7時半、目覚ましに起こされる。ゴミを出し、鎌倉に向かう旬公を見送って、また一眠り。9時に起きる。日中は、手紙を書いたり、資料本を読んだり、洗濯したり、郵便局や銀行に行ったり。その合間に、岡本喜八監修のテレビドラマ《遊撃戦》(1968〜69年放映)のDVDの1枚目を観る。中国大陸を舞台にした戦争アクション。佐藤允堺左千夫ら喜八組の俳優が出演。小川安三も出ている。鈍重で演技もヘタだけどなぜか気になる脇役(《殺人狂時代》の殺し屋役が珍)。特典として岡本喜八インタビューが入っているが、亡くなる直前に収録したものなのか、かなり弱っている感じだった。もう一本、タナダユキ監督《月とチェリー》(2004)を観るも、超凡作。先の展開が読めすぎて、腹が立ってくる。途中に出てくるカマトトの女の子のエピソードはまるまる不要。エロスをテーマとした「ラブコレクション」というシリーズの1作。このうち、原正弘監督《OLDK》(2004)は映画館で観ている。すぎむらしんいちのマンガが原作で、けっこうオモシロかった。


日本古書通信』12月号届く。大屋幸世「水菴加藤美侖とはたれか?」を読む。「私にとって、水菴加藤美侖という人は、まさにじれったくなる人物だ」という出だしにはぼくも同感だが、その後、3ページもあるこの文章ではそのじれったさが一向に解消されない。『是丈は心得おくべし』シリーズなどについて、「多分これらの書は古書としては残らず、ほとんどツブされてしまったのだろう」とあるが、ぼくはこの4、5年で加藤美侖の著作を30冊は買っている。ありふれているというほどではナイにしても、残っていないとまでは云えないだろう。また、晩年の仕事である『日本名著全集』については詳しいが、それ以前に、誠文堂の小川菊松と組んでやった仕事についてほとんど触れられていないのは、ちょっとバランスを欠く。ぼくが『sumus』に書いた「大正の何でも博士・加藤美侖のこと」をご存じないのは当然としても、小川菊松の自伝(複数ある)を見れば、加藤美侖は随所に登場するのだから。この号では、三好淳雄「父へのレクイエム」も掲載。最近注目されている大阪の画廊・柳屋の三好米吉のご子息である。米吉は昭和18年に亡くなり、柳屋は閉店するが、「昭和47年には金子光晴氏から柳屋再建の種々提案を出され」たというのは初めて知った。


また、フリースタイルから『このマンガを読め! 2007』が到着。

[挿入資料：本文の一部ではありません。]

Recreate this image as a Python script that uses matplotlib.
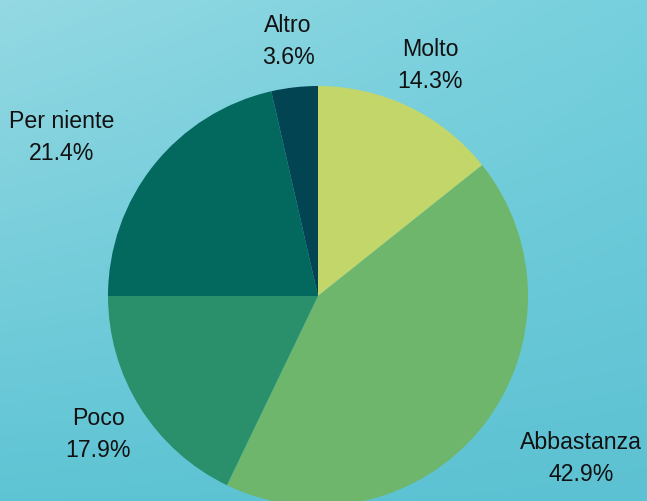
import matplotlib.pyplot as plt
import matplotlib.colors as mcolors
import numpy as np

# data
labels = ["Molto", "Abbastanza", "Poco", "Per niente", "Altro"]
counts = [4, 12, 5, 6, 1]
slice_colors = ["#c2d66a", "#6db66c", "#2a906c", "#03695f", "#034453"]

# label anchor positions in pixels (x, y from top), per slice
label_px = [(430, 65), (581, 459), (98, 435), (62, 137), (288, 41)]

W, H = 647, 502
fig = plt.figure(figsize=(W / 100, H / 100), dpi=100)

# watercolour-ish teal backdrop, approximated with a soft gradient
bg_ax = fig.add_axes([0, 0, 1, 1])
corners = np.array([
    mcolors.to_rgb("#94d9e3"),  # top-left
    mcolors.to_rgb("#76d0dd"),  # top-right
    mcolors.to_rgb("#5ec4d4"),  # bottom-left
    mcolors.to_rgb("#5cc1d2"),  # bottom-right
])
u = np.linspace(0, 1, W)[None, :, None]
v = np.linspace(0, 1, H)[:, None, None]
grad = ((1 - u) * (1 - v) * corners[0] + u * (1 - v) * corners[1]
        + (1 - u) * v * corners[2] + u * v * corners[3])
bg_ax.imshow(grad, aspect="auto", extent=[0, 1, 0, 1])
bg_ax.set_axis_off()

# pie axes: centre (318, 297) px, radius 210 px
cx, cy, r = 318, 297, 210
ax = fig.add_axes([(cx - r) / W, (H - cy - r) / H, 2 * r / W, 2 * r / H])
ax.pie(counts, colors=slice_colors, startangle=90, counterclock=False,
       radius=1.0, wedgeprops=dict(linewidth=0))
ax.set_xlim(-1, 1)
ax.set_ylim(-1, 1)
ax.set_aspect("equal")
ax.set_axis_off()

total = sum(counts)
for name, n, (px, py) in zip(labels, counts, label_px):
    pct = 100.0 * n / total
    fig.text(px / W, 1 - py / H, "%s\n%.1f%%" % (name, pct),
             ha="center", va="center", fontsize=16.7,
             family="Liberation Sans", color="#111111", linespacing=1.5)

fig.savefig("out.png", dpi=100)
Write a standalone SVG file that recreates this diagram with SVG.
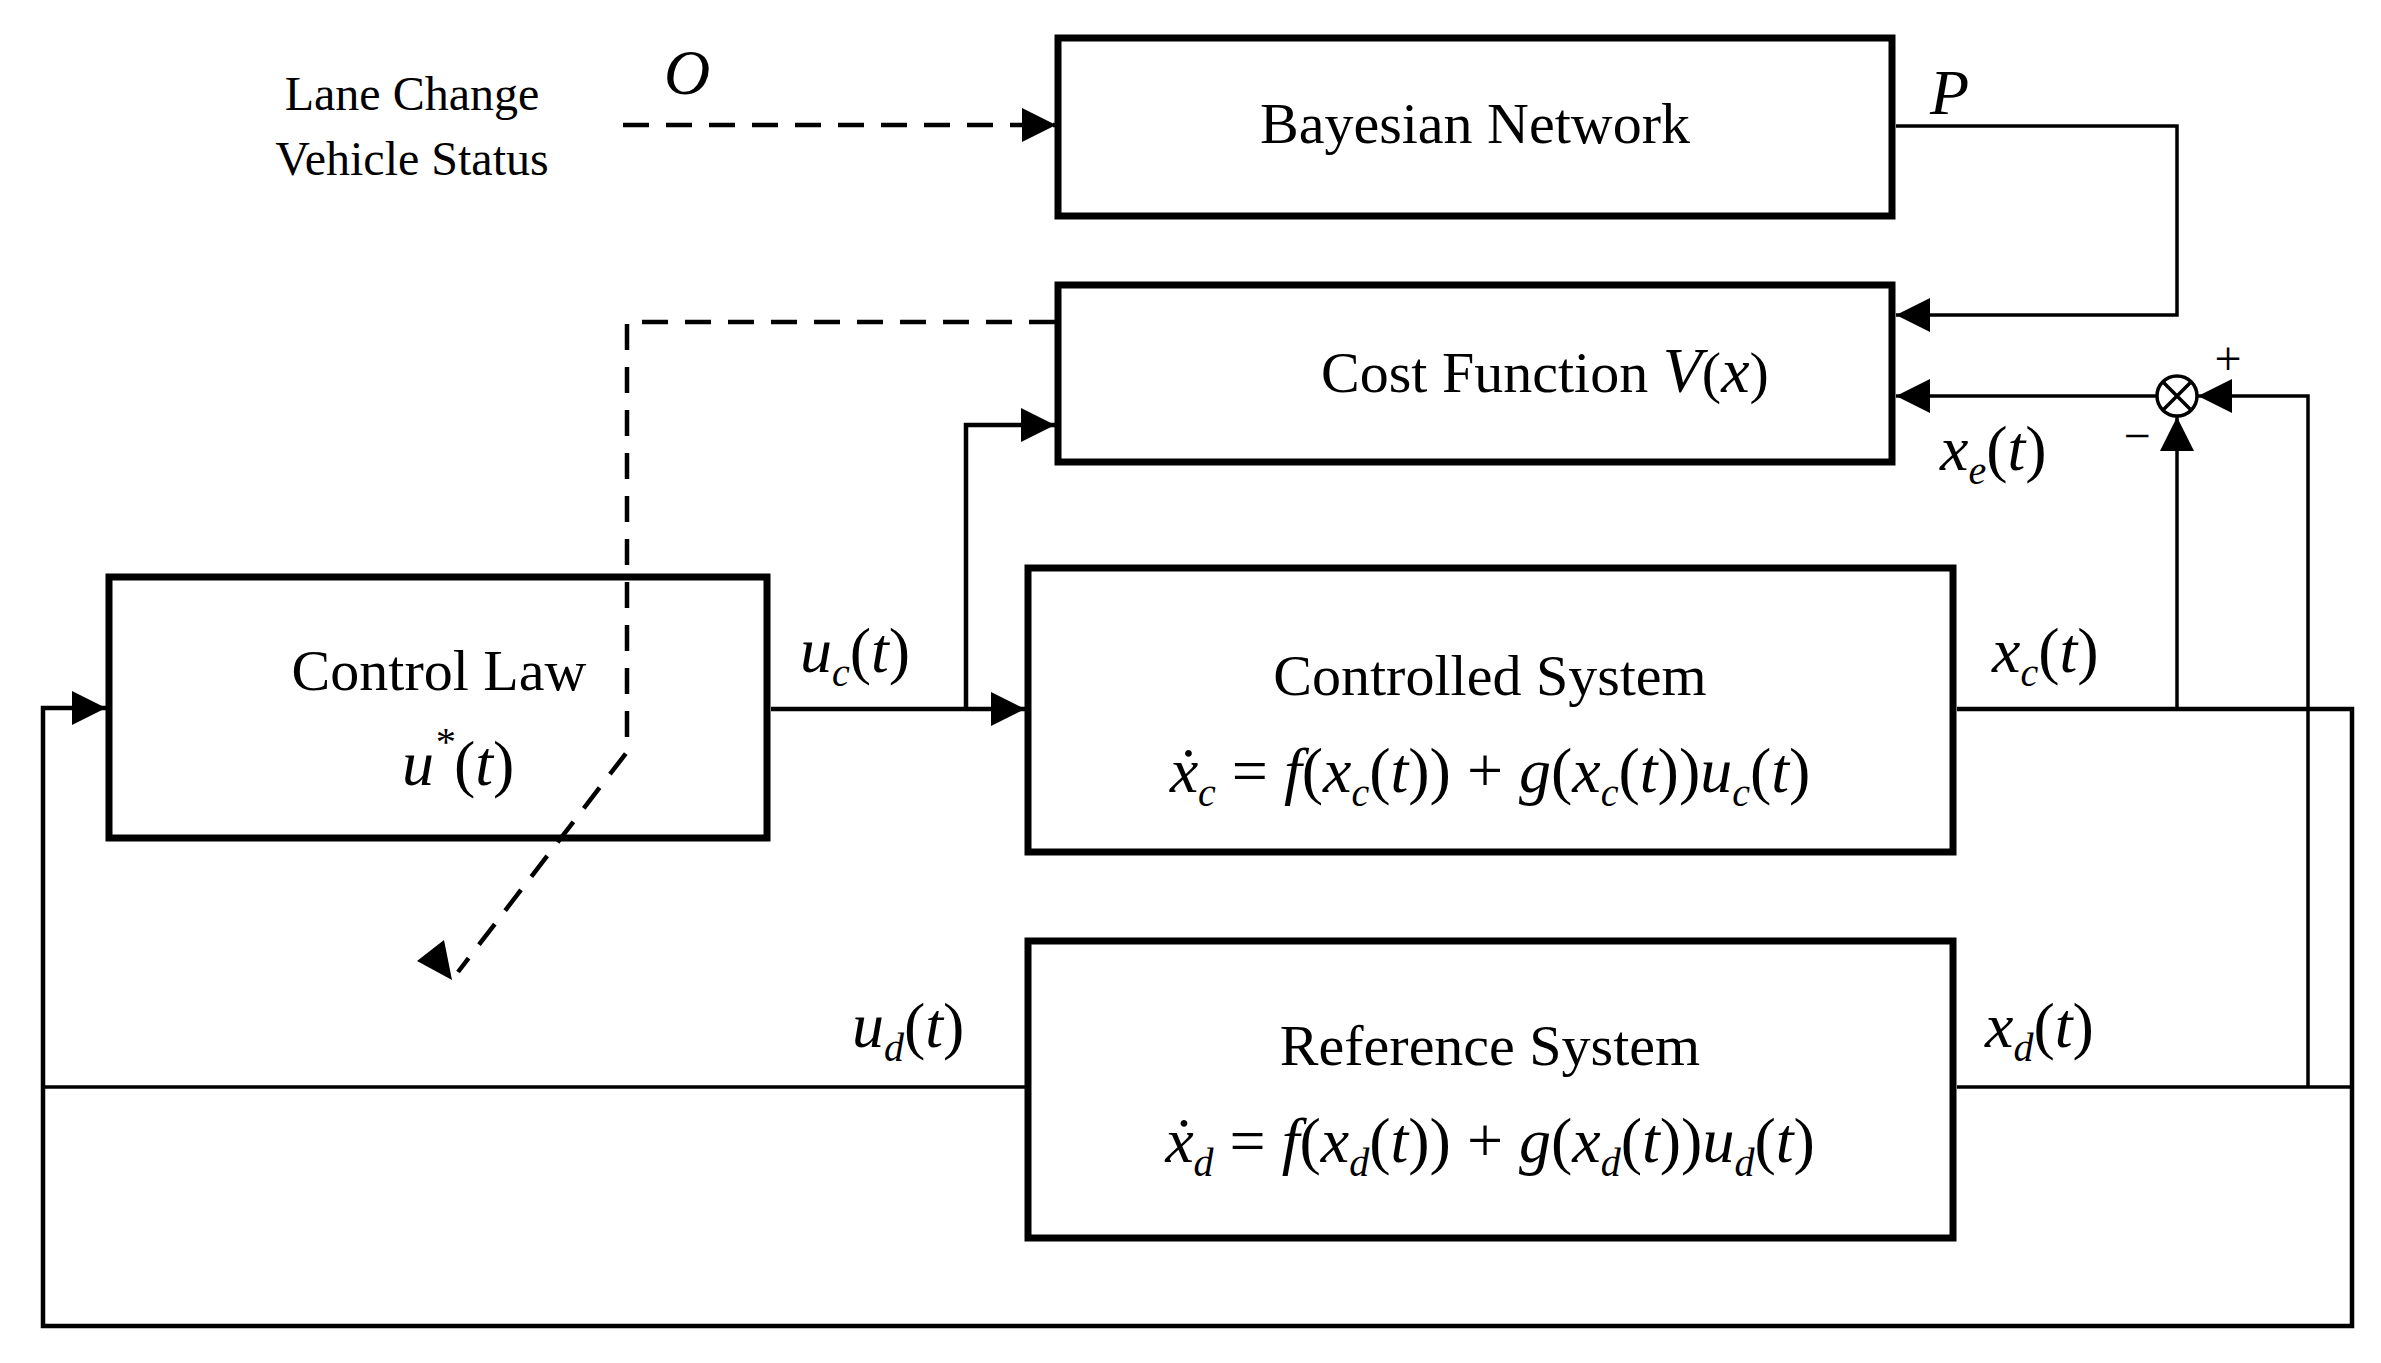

表紙は「グワシ!」をする楳図かずお。「私のベスト5」というアンケートにぼくも回答している。別に奇をてらったワケではないのだけど、他の人とはほとんど作品がダブらなかったなあ。入れ忘れていた、すぎむらしんいちの『ディアスポリス』を2人が激賞していた。

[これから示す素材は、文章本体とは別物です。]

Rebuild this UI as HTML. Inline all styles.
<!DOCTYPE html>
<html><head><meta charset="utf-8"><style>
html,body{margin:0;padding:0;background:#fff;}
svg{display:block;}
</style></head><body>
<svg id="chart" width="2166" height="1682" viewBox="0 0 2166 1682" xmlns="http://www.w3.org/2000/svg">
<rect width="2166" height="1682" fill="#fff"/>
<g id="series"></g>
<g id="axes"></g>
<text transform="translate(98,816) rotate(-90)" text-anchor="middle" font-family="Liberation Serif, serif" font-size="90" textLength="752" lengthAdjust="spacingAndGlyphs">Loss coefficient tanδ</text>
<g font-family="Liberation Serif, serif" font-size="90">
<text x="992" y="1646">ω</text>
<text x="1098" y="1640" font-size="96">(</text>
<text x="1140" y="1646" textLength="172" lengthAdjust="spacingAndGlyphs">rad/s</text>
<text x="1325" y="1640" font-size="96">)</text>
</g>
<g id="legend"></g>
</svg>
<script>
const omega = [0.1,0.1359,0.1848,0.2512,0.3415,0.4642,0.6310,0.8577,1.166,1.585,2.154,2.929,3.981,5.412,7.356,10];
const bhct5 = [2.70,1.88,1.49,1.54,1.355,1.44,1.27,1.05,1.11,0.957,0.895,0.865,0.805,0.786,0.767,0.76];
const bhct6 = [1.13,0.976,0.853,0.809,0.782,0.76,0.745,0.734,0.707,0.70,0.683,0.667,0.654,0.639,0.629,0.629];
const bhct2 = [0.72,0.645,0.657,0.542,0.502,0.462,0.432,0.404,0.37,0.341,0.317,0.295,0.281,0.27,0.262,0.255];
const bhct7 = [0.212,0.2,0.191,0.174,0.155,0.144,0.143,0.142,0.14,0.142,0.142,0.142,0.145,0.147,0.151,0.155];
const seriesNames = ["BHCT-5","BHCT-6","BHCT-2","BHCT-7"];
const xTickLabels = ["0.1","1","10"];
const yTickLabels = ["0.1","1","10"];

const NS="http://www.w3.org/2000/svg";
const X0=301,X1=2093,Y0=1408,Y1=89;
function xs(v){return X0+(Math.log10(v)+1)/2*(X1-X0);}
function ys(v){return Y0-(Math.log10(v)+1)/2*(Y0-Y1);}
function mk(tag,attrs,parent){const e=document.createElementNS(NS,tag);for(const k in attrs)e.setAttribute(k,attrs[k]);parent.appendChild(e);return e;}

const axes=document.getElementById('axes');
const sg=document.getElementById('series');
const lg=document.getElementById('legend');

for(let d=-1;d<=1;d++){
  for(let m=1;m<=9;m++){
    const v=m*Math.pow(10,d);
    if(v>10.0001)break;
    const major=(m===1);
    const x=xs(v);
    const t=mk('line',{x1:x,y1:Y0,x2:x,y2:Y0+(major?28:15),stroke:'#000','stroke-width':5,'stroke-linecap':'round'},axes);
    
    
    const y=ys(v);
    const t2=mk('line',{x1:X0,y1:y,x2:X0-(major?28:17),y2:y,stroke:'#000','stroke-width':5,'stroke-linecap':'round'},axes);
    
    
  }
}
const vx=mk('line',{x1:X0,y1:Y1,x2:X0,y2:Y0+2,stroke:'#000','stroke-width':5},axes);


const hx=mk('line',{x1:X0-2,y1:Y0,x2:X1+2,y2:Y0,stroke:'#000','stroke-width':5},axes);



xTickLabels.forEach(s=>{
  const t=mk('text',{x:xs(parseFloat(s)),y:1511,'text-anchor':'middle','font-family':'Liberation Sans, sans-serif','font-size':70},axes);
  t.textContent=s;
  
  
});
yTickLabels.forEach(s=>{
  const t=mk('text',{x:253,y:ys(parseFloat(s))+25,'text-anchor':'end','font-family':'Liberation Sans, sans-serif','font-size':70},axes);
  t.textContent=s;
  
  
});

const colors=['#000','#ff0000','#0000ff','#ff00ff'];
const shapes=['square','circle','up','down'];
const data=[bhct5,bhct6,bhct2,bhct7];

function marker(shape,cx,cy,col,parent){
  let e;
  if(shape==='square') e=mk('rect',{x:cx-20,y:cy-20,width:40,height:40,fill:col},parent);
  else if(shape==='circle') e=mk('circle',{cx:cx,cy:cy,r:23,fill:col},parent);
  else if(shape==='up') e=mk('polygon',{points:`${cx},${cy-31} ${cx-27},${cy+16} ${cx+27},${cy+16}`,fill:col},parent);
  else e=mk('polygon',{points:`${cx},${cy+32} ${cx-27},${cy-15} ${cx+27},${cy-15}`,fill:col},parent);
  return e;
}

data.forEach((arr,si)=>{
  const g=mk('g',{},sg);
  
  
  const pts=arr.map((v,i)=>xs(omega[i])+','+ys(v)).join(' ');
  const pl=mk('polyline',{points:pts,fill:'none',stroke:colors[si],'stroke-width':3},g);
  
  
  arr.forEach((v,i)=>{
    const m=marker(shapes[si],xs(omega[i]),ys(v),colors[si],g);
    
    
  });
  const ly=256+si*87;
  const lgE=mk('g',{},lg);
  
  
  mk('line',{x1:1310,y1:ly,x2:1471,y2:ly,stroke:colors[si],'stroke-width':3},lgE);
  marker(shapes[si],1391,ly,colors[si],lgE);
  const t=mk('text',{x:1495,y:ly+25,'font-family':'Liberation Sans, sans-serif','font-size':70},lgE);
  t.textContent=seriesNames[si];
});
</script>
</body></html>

6時半に出て、小川町経由で新宿三丁目へ。ちょっと時間があるので、数年ぶりに〈模索舎〉を覗く。店の造りは変わってないが、並んでいる本に変化が見られた。道を渡り、〈PIT INN〉裏のビルにある〈ポルトリブレ〉へ。しばらく外で待ち、入場する。ココはギャラリーで、展覧会の最終日にふちがみとふなとがライブをするのだ。狭いスペースに椅子を並べ、その目の前に二人が立つ。客は17、18人ぐらいで完全に満員。当然、ノーマイクで、狭い空間に歌とベースが響く。いいカンジだ。2ステージあり、定番の曲から初めて聴く曲(「街」という新曲がヨカッタ)まで20曲以上やったのでは。ライブハウス以外のギャラリーやカフェなどで聴く方が、より「ふちがみとふなと」らしさが感じられるような気がする。終って打ち上げがあるが、渕上さんに挨拶して失礼する。三丁目の熊本ラーメンを食べて、ウチに帰る。


では、最後に今夜も「路上派少年遊書日記――1981年・出雲」を。

1981年3月18日
★「少年ビッグコミック」のけんしょう葉書と、ファンコーナーへの葉書を出す。それから講談社星新一ショート・ショートコンテストの選考結果を教えてもらうために葉書。合計3枚をポストに。
けんしょうは、「みゆき」Tシャツが当たるのでぜひ当てなければ。


★F・ブラウン『未来世界から来た男』読了。
「二十世紀発明奇譚」「タイムマシンのはかない幸福」などおもしろい作品ばかりだった。
「おしまい」という作品(第一部の終わりにのっている)は時間を逆にする話で、ラストがおもしろかった。題のつけ方は星新一の「あとがき」に似ている気がする(『冬きたりなば』に入っている)。